Когда Стефания Скварчинская получила разрешение вернуться во Львов, мне и поручику Тадеушу позволили проводить ее в Жарму. Еще один переход через степь… Собираясь в обратную дорогу и имея в своем распоряжении свободную подводу, мы заполнили ее съестными припасами — результатом наших жарминских сделок. Времени у нас было немного. В Жарму со Скварчинской мы выехали в ночь. А с самого утра после грустного прощания каждый из нас старался выгоднее выменять свои вещи и то, что доверили нам товарищи по поселку.
Возвращались мы уже хорошо после полудня. Волы передвигались довольно вяло. Эти очень терпеливые создания, кажется, никогда и никуда не торопятся. Мы не подумали о том, что животных нужно покормить, да и возможности у нас такой не было. Наше польское «как-то обойдется» утихомирило возникшее было беспокойство. Через несколько часов (так как не хотелось чересчур погонять волов) усталость дала о себе знать.
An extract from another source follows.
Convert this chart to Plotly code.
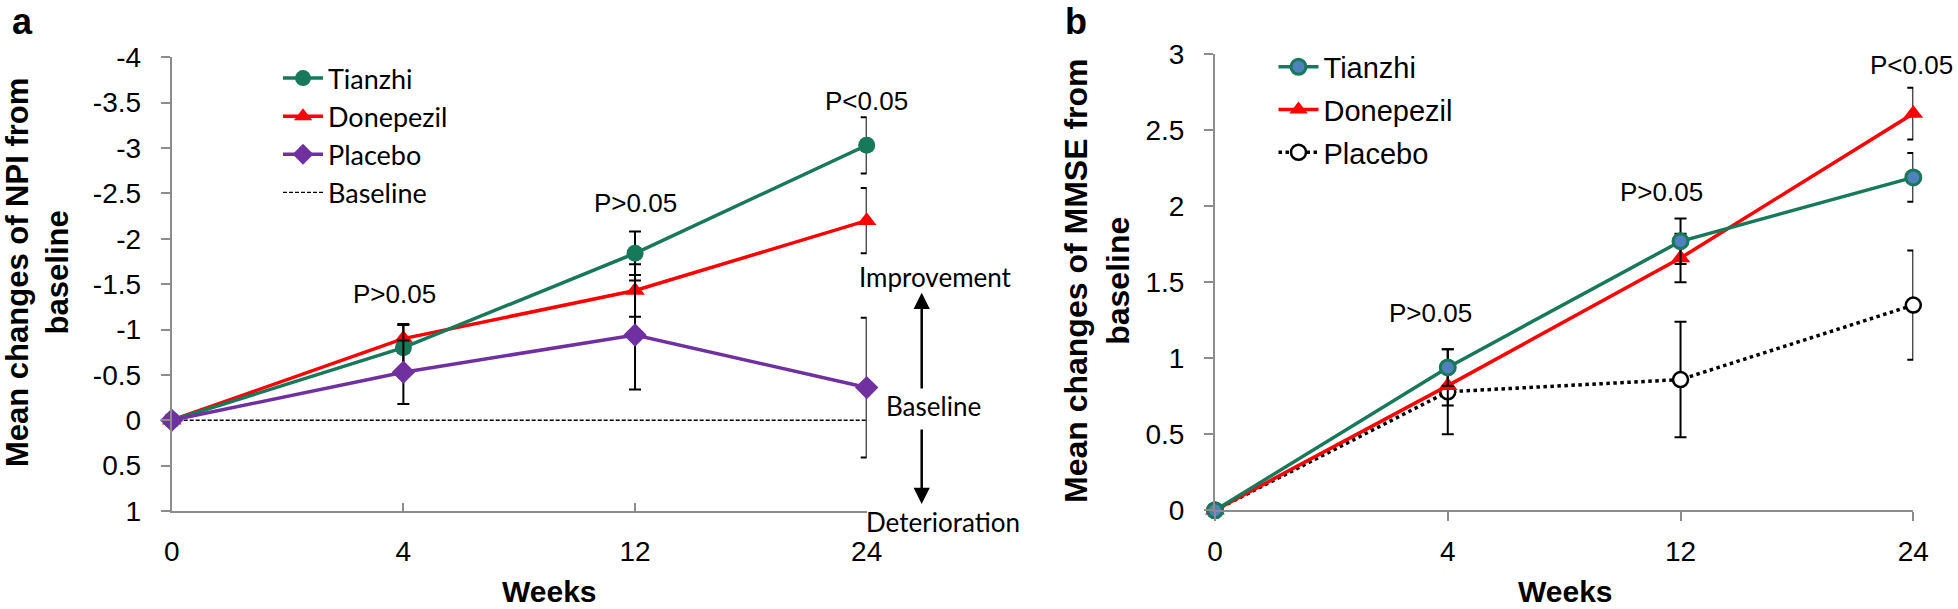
import plotly.graph_objects as go

# ---------------- data ----------------
weeks = ["0", "4", "12", "24"]

# Panel a: mean change of NPI from baseline (negative = improvement)
npi_tianzhi = [0, -0.80, -1.84, -3.03]
npi_tianzhi_err = [None, 0.25, 0.24, 0.31]
npi_donepezil = [0, -0.90, -1.43, -2.20]
npi_donepezil_err = [None, 0.16, 0.29, 0.36]
npi_placebo = [0, -0.53, -0.94, -0.36]
npi_placebo_err = [None, 0.35, 0.60, 0.77]
npi_baseline = [0, 0, 0, 0]

npi_ticks = [-4, -3.5, -3, -2.5, -2, -1.5, -1, -0.5, 0, 0.5, 1]
npi_ticktext = ["-4", "-3.5", "-3", "-2.5", "-2", "-1.5", "-1", "-0.5", "0", "0.5", "1"]

# Panel b: mean change of MMSE from baseline
mmse_tianzhi = [0, 0.94, 1.77, 2.19]
mmse_tianzhi_err = [None, 0.12, 0.15, 0.16]
mmse_donepezil = [0, 0.82, 1.66, 2.61]
mmse_donepezil_err = [None, 0.13, 0.16, 0.17]
mmse_placebo = [0, 0.78, 0.86, 1.35]
mmse_placebo_err = [None, 0.28, 0.38, 0.36]

mmse_ticks = [0, 0.5, 1, 1.5, 2, 2.5, 3]
mmse_ticktext = ["0", "0.5", "1", "1.5", "2", "2.5", "3"]

p_labels_a = ["P>0.05", "P>0.05", "P<0.05"]
p_labels_b = ["P>0.05", "P>0.05", "P<0.05"]

# ---------------- styles ----------------
W, H = 1958, 609
GREEN = "#17785A"
RED = "#FF0000"
PURPLE = "#7030A0"
BLUE = "#4F81BD"
AXIS_GRAY = "#8C8C8C"
ARIAL = "Liberation Sans, Arial, sans-serif"
CALIBRI = "Lato, Carlito, Calibri, sans-serif"


def err(arr):
    return dict(type="data", array=arr, visible=True, color="black",
                thickness=2, width=6)


fig = go.Figure()

# ----- panel a -----
fig.add_trace(go.Scatter(
    x=weeks, y=npi_baseline, name="Baseline", mode="lines",
    line=dict(color="black", width=1.3, dash="4px,2px"),
    xaxis="x", yaxis="y", legend="legend", legendrank=4, hoverinfo="skip"))
fig.add_trace(go.Scatter(
    x=weeks, y=npi_donepezil, name="Donepezil", mode="lines+markers",
    line=dict(color=RED, width=3.5),
    marker=dict(symbol="triangle-up", size=17, color=RED),
    error_y=err(npi_donepezil_err), cliponaxis=False,
    xaxis="x", yaxis="y", legend="legend", legendrank=2))
fig.add_trace(go.Scatter(
    x=weeks, y=npi_tianzhi, name="Tianzhi", mode="lines+markers",
    line=dict(color=GREEN, width=3.5),
    marker=dict(symbol="circle", size=17, color=GREEN),
    error_y=err(npi_tianzhi_err), cliponaxis=False,
    xaxis="x", yaxis="y", legend="legend", legendrank=1))
fig.add_trace(go.Scatter(
    x=weeks, y=npi_placebo, name="Placebo", mode="lines+markers",
    line=dict(color=PURPLE, width=3.5),
    marker=dict(symbol="diamond", size=18, color=PURPLE),
    error_y=err(npi_placebo_err), cliponaxis=False,
    xaxis="x", yaxis="y", legend="legend", legendrank=3))

# ----- panel b -----
fig.add_trace(go.Scatter(
    x=weeks, y=mmse_placebo, name="Placebo", mode="lines+markers",
    line=dict(color="black", width=3.5, dash="dot"),
    marker=dict(symbol="circle", size=15, color="white",
                line=dict(color="black", width=2.5)),
    error_y=err(mmse_placebo_err), cliponaxis=False, legendgroup="bp",
    xaxis="x2", yaxis="y2", legend="legend2", legendrank=3))
fig.add_trace(go.Scatter(
    x=weeks, y=mmse_donepezil, name="Donepezil", mode="lines+markers",
    line=dict(color=RED, width=3.5),
    marker=dict(symbol="triangle-up", size=17, color=RED),
    error_y=err(mmse_donepezil_err), cliponaxis=False, legendgroup="bd",
    xaxis="x2", yaxis="y2", legend="legend2", legendrank=2))
fig.add_trace(go.Scatter(
    x=weeks, y=mmse_tianzhi, name="Tianzhi", mode="lines+markers",
    line=dict(color=GREEN, width=3.5),
    marker=dict(symbol="circle", size=15, color=BLUE,
                line=dict(color=GREEN, width=3)),
    error_y=err(mmse_tianzhi_err), cliponaxis=False, legendgroup="bt",
    xaxis="x2", yaxis="y2", legend="legend2", legendrank=1))

axis_common = dict(showline=True, linecolor=AXIS_GRAY, linewidth=2,
                   showgrid=False, zeroline=False, tickcolor=AXIS_GRAY,
                   automargin=False,
                   tickwidth=2, tickfont=dict(family=ARIAL, size=28, color="black"))

fig.update_layout(
    width=W, height=H,
    margin=dict(l=0, r=0, t=0, b=0, autoexpand=False),
    paper_bgcolor="white", plot_bgcolor="white",
    font=dict(family=ARIAL, color="black"),
    showlegend=True,
    xaxis=dict(domain=[171.7 / W, 866.7 / W], anchor="y", type="category",
               range=[0, 3], ticks="inside", ticklen=8, ticklabelstandoff=14,
               **axis_common),
    yaxis=dict(domain=[1 - 511 / H, 1 - 57.3 / H], anchor="x",
               range=[1, -4], tickvals=npi_ticks, ticktext=npi_ticktext,
               ticks="outside", ticklen=9, ticklabelstandoff=14, **axis_common),
    xaxis2=dict(domain=[1215 / W, 1913.3 / W], anchor="y2", type="category",
                range=[0, 3], ticks="outside", ticklen=9, ticklabelstandoff=6,
                **axis_common),
    yaxis2=dict(domain=[1 - 510.3 / H, 1 - 54.3 / H], anchor="x2",
                range=[0, 3], tickvals=mmse_ticks, ticktext=mmse_ticktext,
                ticks="outside", ticklen=9, ticklabelstandoff=14, **axis_common),
    legend=dict(x=278 / W, y=1 - 54 / H, xanchor="left", yanchor="top",
                bgcolor="rgba(0,0,0,0)", font=dict(family=CALIBRI, size=27),
                itemwidth=40, tracegroupgap=0),
    legend2=dict(x=1273.5 / W, y=1 - 41.5 / H, xanchor="left", yanchor="top",
                 bgcolor="rgba(0,0,0,0)", font=dict(family=ARIAL, size=29),
                 itemwidth=40, traceorder="grouped", tracegroupgap=2),
)

ann = []


def txt(x, y, text, size, family=ARIAL, bold=False, angle=0,
        xanchor="center", yanchor="middle"):
    t = f"<b>{text}</b>" if bold else text
    ann.append(dict(x=x / W, y=1 - y / H, xref="paper", yref="paper", text=t,
                    showarrow=False, xanchor=xanchor, yanchor=yanchor,
                    borderpad=0, textangle=angle,
                    font=dict(family=family, size=size, color="black")))


# panel letters
txt(22, 0, "a", 36, bold=True, yanchor="top")
txt(1076, 0, "b", 36, bold=True, yanchor="top")

# axis titles
txt(549, 609, "Weeks", 30, bold=True, yanchor="bottom")
txt(1565, 609, "Weeks", 30, bold=True, yanchor="bottom")
txt(37, 273, "Mean changes of NPI from<br>baseline", 31, bold=True, angle=-90)
txt(1097, 281, "Mean changes of MMSE from<br>baseline", 32, bold=True, angle=-90)

# p-value labels
for (x, y), lab in zip([(394, 294), (635, 203), (866, 101)], p_labels_a):
    txt(x, y, lab, 26)
for (x, y), lab in zip([(1430, 313), (1661, 192), (1911, 65)], p_labels_b):
    txt(x, y, lab, 26)

# direction annotations
txt(935, 277, "Improvement", 26, family=CALIBRI)
txt(933, 406, "Baseline", 26, family=CALIBRI)
txt(943, 522, "Deterioration", 26, family=CALIBRI)

for tip_y, tail_y in [(292.7, 390), (504, 428)]:
    ann.append(dict(x=921.7 / W, y=1 - tip_y / H, xref="paper", yref="paper",
                    ax=0, ay=tail_y - tip_y, axref="pixel", ayref="pixel",
                    text="", showarrow=True, arrowhead=2, arrowsize=1.3,
                    arrowwidth=2.5, arrowcolor="black"))

fig.update_layout(annotations=ann)

fig.write_html("out.html",
               config={"displayModeBar": False},
               post_script="document.body.style.margin='0';"
                           "document.body.style.overflow='hidden';")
Мы натягивали веревки, приговаривая: «Цоб, цоб, цобене», чтобы волы шли побыстрее, но они вообще перестали слушаться и вскоре оба улеглись. Такие огромные, тяжелые. Поручик стал лупить их кнутом где попало. Они же проявляли присущее только им терпение. В это время уже начали опускаться летние сумерки, небо засветилось фиолетовым цветом, а ближе к горизонту пламенел розовый. Ночь захватила нас слишком быстро, поглощая пространство. Мы ощущали легкий летний ветер. Степные травы отвечали ему.